OpenAI has announced two major fine-tuning options for API customers: reinforcement fine-tuning (RFT) on o4-mini
and supervised fine-tuning (SFT) for GPT-4.1 nano
. RFT, which uses chain-of-thought reasoning and a user-provided grader to refine outputs, is available starting today to verified organizations on the o4-mini model. In parallel, all paid API tiers (Tier 1 and above) can now apply supervised fine-tuning to GPT-4.1 nano—the company’s fastest and most cost-effective model to date.
Key Points
- RFT on o4-mini: Reinforcement fine-tuning, previewed in December, is now generally available to verified organizations using the o4-mini reasoning model.
- Chain-of-thought upgrades: RFT leverages task-specific grading and chain-of-thought to push models further in complex domains.
- GPT-4.1 nano SFT: Supervised fine-tuning support lands on the fastest, cheapest GPT-4.1 nano, opening customization to all paid tiers.
RFT was first previewed in December as part of OpenAI’s alpha research program, inviting select partners to test its chains of thought optimization. Under the hood, developers supply both a dataset and a task-specific grading function; the model then iteratively hones its reasoning to maximize the grader’s reward signal. This method marks the first time OpenAI has enabled custom reasoning training on its o-series models.

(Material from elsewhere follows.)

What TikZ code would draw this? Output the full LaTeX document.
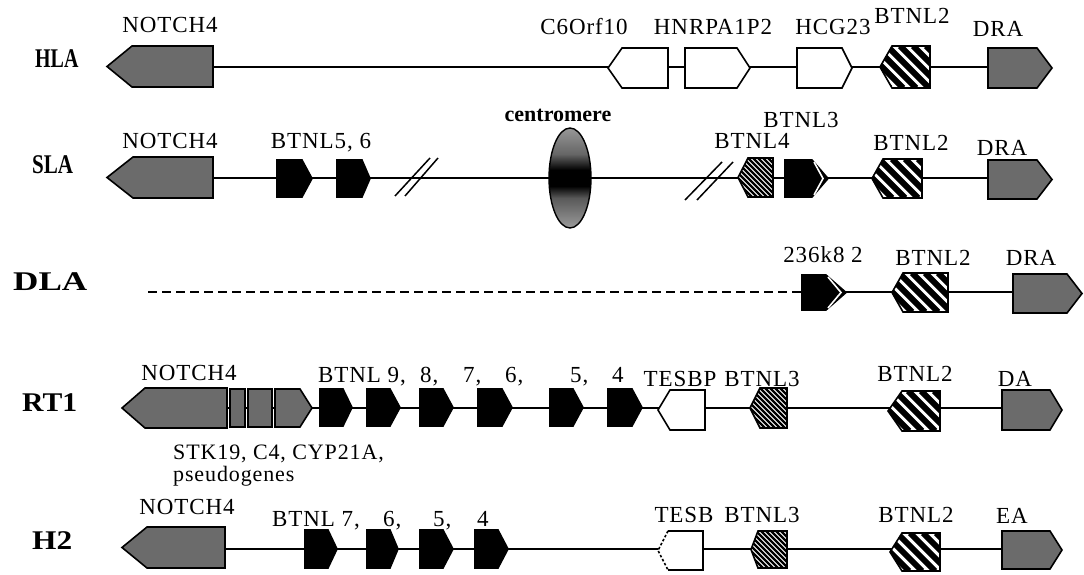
\documentclass[tikz,border=0pt]{standalone}
\usepackage{fontspec}
\setmainfont{Liberation Serif}
\newfontfamily\labfont[LetterSpace=4]{Liberation Serif}
\usepackage{graphicx}
\definecolor{genegray}{gray}{0.42}
\pgfdeclareverticalshading{centro}{100bp}{color(0bp)=(white); color(18bp)=(gray!55); color(40bp)=(gray!70!black); color(46bp)=(black); color(54bp)=(black); color(62bp)=(gray!80!black); color(82bp)=(gray!60); color(100bp)=(gray!30)}
\tikzset{
  backbone/.style={line width=1.6pt},
  geneout/.style={line width=1.6pt, line join=miter},
  graygene/.style={geneout, fill=genegray},
  whitegene/.style={geneout, fill=white},
  blackgene/.style={geneout, fill=black},
  lab/.style={font=\labfont\fontsize{23}{23}\selectfont, inner sep=0pt, anchor=base},
  labw/.style={lab, anchor=base west},
  rowlab/.style={font=\fontsize{27}{27}\selectfont\bfseries, inner sep=0pt, anchor=base west},
  breakmark/.style={line width=1.5pt},
}
% flat end, shoulder, tip, top, bottom, style
\newcommand\gene[6]{\draw[#6] (#1,#4) -- (#2,#4) -- (#3,{(#4+#5)/2}) -- (#2,#5) -- (#1,#5) -- cycle;}
% hatched gene: flat, shoulder, tip, top, bottom, period, stripe width
\newcommand\hgene[7]{%
  \begin{scope}
    \clip (#1,#4) -- (#2,#4) -- (#3,{(#4+#5)/2}) -- (#2,#5) -- (#1,#5) -- cycle;
    \fill[white] (#1,#4) rectangle (#3,#5);
    \foreach \k in {0,#6,...,130} \draw[line width=#7] ({min(#1,#3)-45+\k},#4) -- ({min(#1,#3)-45+\k+(#5-#4)},#5);
  \end{scope}
  \draw[geneout] (#1,#4) -- (#2,#4) -- (#3,{(#4+#5)/2}) -- (#2,#5) -- (#1,#5) -- cycle;}
% truncated black gene with chevron: flat, shoulder, tip, top, bottom
\newcommand\tgene[5]{%
  \draw[blackgene] (#1,#4) -- (#2,#4) -- (#3,{(#4+#5)/2}) -- (#2,#5) -- (#1,#5) -- cycle;
  \draw[white, line width=1.6pt] ({#2+2},{#4+2}) -- ({#3-5},{(#4+#5)/2}) -- ({#2+2},{#5-2});}
\begin{document}
\begin{tikzpicture}[x=1pt,y=-1pt]
\useasboundingbox (0,0) rectangle (1084,575);
\fill[white] (0,0) rectangle (1084,575);

% ---------------- HLA ----------------
\coordinate (hA) at (213,67); \coordinate (hB) at (988,67);
\draw[backbone] (hA) -- (hB);
\gene{213}{132}{107}{46}{87}{graygene}
\gene{668}{622}{608}{48}{88}{whitegene}
\gene{685}{737}{750}{48}{88}{whitegene}
\gene{797}{842}{852}{48}{88}{whitegene}
\hgene{930}{892}{880}{46}{88}{13}{6}
\gene{988}{1037}{1052}{48}{88}{graygene}
\node[rowlab] (rHLA) at (35,68) {\scalebox{0.74}[1]{HLA}};
\node[lab] (hN4) at (170,33) {NOTCH4};
\node[lab] (hC6) at (584,35) {C6Orf10};
\node[lab] (hHN) at (713,35) {HNRPA1P2};
\node[lab] (hHC) at (833,35) {HCG23};
\node[lab] (hB2) at (912,24) {BTNL2};
\node[lab] (hDR) at (998,37) {DRA};

% ---------------- SLA ----------------
\coordinate (sA) at (213,178); \coordinate (sB) at (988,178);
\draw[backbone] (sA) -- (sB);
\gene{213}{133}{107}{157}{198}{graygene}
\gene{277}{302}{312}{160}{197}{blackgene}
\gene{337}{362}{370}{160}{197}{blackgene}
\draw[breakmark] (395,196) -- (430,158);
\draw[breakmark] (405,196) -- (438,158);
\shade[shading=centro, draw=black, line width=1.4pt] (570,178) ellipse [x radius=21, y radius=50];
\draw[breakmark] (685,200) -- (722,162);
\draw[breakmark] (697,200) -- (733,162);
\hgene{773}{748}{738}{158}{197}{5}{2.2}
\tgene{785}{812}{828}{160}{197}
\hgene{922}{883}{872}{159}{198}{13}{6}
\gene{988}{1037}{1052}{160}{199}{graygene}
\node[rowlab] (rSLA) at (32,173) {\scalebox{0.78}[1]{SLA}};
\node[lab] (sN4) at (170,149) {NOTCH4};
\node[lab] (sB56) at (321,149) {BTNL5, 6};
\node[lab, font=\fontsize{22}{22}\selectfont\bfseries] (sCe) at (558,122) {centromere};
\node[lab] (sB3) at (801,128) {BTNL3};
\node[lab] (sB4) at (752,149) {BTNL4};
\node[lab] (sB2) at (911,150) {BTNL2};
\node[lab] (sDR) at (1002,155) {DRA};

% ---------------- DLA ----------------
\coordinate (dA) at (148,292); \coordinate (dB) at (802,292);
\coordinate (dC) at (840,292); \coordinate (dD) at (1013,292);
\draw[backbone, dash pattern=on 9pt off 5pt] (dA) -- (dB);
\draw[backbone] (dC) -- (dD);
\tgene{802}{826}{846}{275}{310}
\hgene{948}{903}{892}{273}{312}{13}{6}
\gene{1013}{1067}{1082}{274}{313}{graygene}
\node[rowlab] (rDLA) at (13,290) {\scalebox{1.3}[1]{DLA}};
\node[lab] (d236) at (823,262) {236k8 2};
\node[lab] (dB2) at (933,265) {BTNL2};
\node[lab] (dDR) at (1031,265) {DRA};

% ---------------- RT1 ----------------
\coordinate (tA) at (227,408); \coordinate (tB) at (1002,408);
\draw[backbone] (tA) -- (tB);
\gene{227}{145}{122}{388}{428}{graygene}
\draw[graygene] (230,389) rectangle (245,427);
\draw[graygene] (248,389) rectangle (272,427);
\gene{275}{300}{312}{389}{427}{graygene}
\gene{320}{343}{352}{389}{426}{blackgene}
\gene{367}{390}{400}{389}{426}{blackgene}
\gene{420}{443}{453}{389}{426}{blackgene}
\gene{478}{502}{512}{389}{426}{blackgene}
\gene{550}{573}{583}{389}{426}{blackgene}
\gene{608}{632}{642}{389}{426}{blackgene}
\gene{705}{670}{658}{390}{430}{whitegene}
\hgene{787}{760}{750}{388}{428}{5}{2.2}
\hgene{940}{902}{888}{391}{431}{13}{6}
\gene{1002}{1050}{1062}{390}{430}{graygene}
\node[rowlab] (rRT1) at (22,411) {\scalebox{1.1}[1]{RT1}};
\node[lab] (tN4) at (189,380) {NOTCH4};
\node[labw] (t9) at (318,382) {BTNL 9,};
\node[labw] (t8) at (420,382) {8,};
\node[labw] (t7) at (463,382) {7,};
\node[labw] (t6) at (505,382) {6,};
\node[labw] (t5) at (570,382) {5,};
\node[labw] (t4) at (612,382) {4};
\node[lab] (tTE) at (680,386) {TESBP};
\node[lab] (tB3) at (762,386) {BTNL3};
\node[lab] (tB2) at (915,381) {BTNL2};
\node[lab] (tDA) at (1015,386) {DA};
\node[labw, font=\labfont\fontsize{22}{22}\selectfont] (tSTK) at (173,459) {STK19, C4, CYP21A,};
\node[labw, font=\labfont\fontsize{22}{22}\selectfont] (tPs) at (173,481) {pseudogenes};

% ---------------- H2 ----------------
\coordinate (mA) at (225,549); \coordinate (mB) at (1002,549);
\draw[backbone] (mA) -- (mB);
\gene{225}{147}{122}{527}{568}{graygene}
\gene{305}{328}{337}{530}{568}{blackgene}
\gene{367}{390}{398}{530}{568}{blackgene}
\gene{420}{443}{453}{530}{568}{blackgene}
\gene{475}{498}{508}{530}{568}{blackgene}
\fill[white] (703,531) -- (668,531) -- (658,550.5) -- (668,570) -- (703,570) -- cycle;
\draw[geneout] (668,531) -- (703,531) -- (703,570) -- (668,570);
\draw[geneout, dash pattern=on 2.5pt off 2pt] (668,531) -- (658,550.5) -- (668,570);
\hgene{787}{758}{751}{531}{568}{5}{2.2}
\hgene{940}{902}{890}{533}{571}{13}{6}
\gene{1002}{1050}{1062}{531}{569}{graygene}
\node[rowlab] (rH2) at (32,549) {\scalebox{1.16}[1]{H2}};
\node[lab] (mN4) at (187,514) {NOTCH4};
\node[labw] (m7) at (272,526) {BTNL 7,};
\node[labw] (m6) at (383,526) {6,};
\node[labw] (m5) at (433,526) {5,};
\node[labw] (m4) at (477,526) {4};
\node[lab] (mTE) at (684,522) {TESB};
\node[lab] (mB3) at (762,522) {BTNL3};
\node[lab] (mB2) at (916,522) {BTNL2};
\node[lab] (mEA) at (1012,523) {EA};
\end{tikzpicture}
\end{document}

Several startups have already leveraged RFT in closed previews. Thomson Reuters used it to sharpen legal‐document analysis, while Ambience fine-tuned agentic assistants for customer support. ChipStack, Runloop, Milo, Harvey, Accordance, and SafetyKit also feature in OpenAI’s use-case guide, highlighting RFT’s versatility across industries.
Traditional supervised fine-tuning teaches a model to mimic example outputs; by contrast, RFT teaches a model how to think through problems, resulting in more robust performance on complex tasks. Early benchmarks suggest RFT-tuned models achieve higher data efficiency—requiring fewer examples to reach parity with supervised methods—and exhibit better error correction when faced with novel prompts.
Alongside RFT, OpenAI is now supporting classic supervised fine-tuning for GPT-4.1 nano, its smallest and swiftest model, across all paid API tiers. GPT-4.1 nano boasts a 1 million-token context window and delivers strong performance on benchmarks like MMLU (80.1%) and GPQA (50.3%), all while slashing latency and cost.
Developers can now upload their labeled datasets to train the nano model to their use cases, enabling custom classification, extraction, or domain-specific conversational agents—at unmatched speed and affordability. Microsoft’s Azure AI Foundry and GitHub integrations will soon support this fine-tuning path, further democratizing model customization.
These fine-tuning options represent OpenAI’s push toward hyper-customizable AI, catering to both deep-domain experts and cost-sensitive teams. RFT opens doors to specialized reasoning—ideal for legal, medical, or scientific applications—while supervised SFT on nano addresses straightforward classification or generation tasks without breaking the bank.
By offering RFT on o4-mini and SFT on nano, OpenAI now spans the spectrum of model customization: from lightweight, fast turns on the nano model to complex reasoning pipelines on o4-mini. This dual approach is poised to accelerate adoption of AI across sectors, from startups to large enterprises.
OpenAI’s roadmap includes expanding RFT access beyond verified organizations and introducing SFT support for GPT-4.1 mini and full-size GPT-4.1 soon. As the ecosystem matures, we can expect a diverse landscape of expert models, each fine-tuned for distinct tasks—shifting the paradigm from generic AI to tailored, domain-specific intelligence.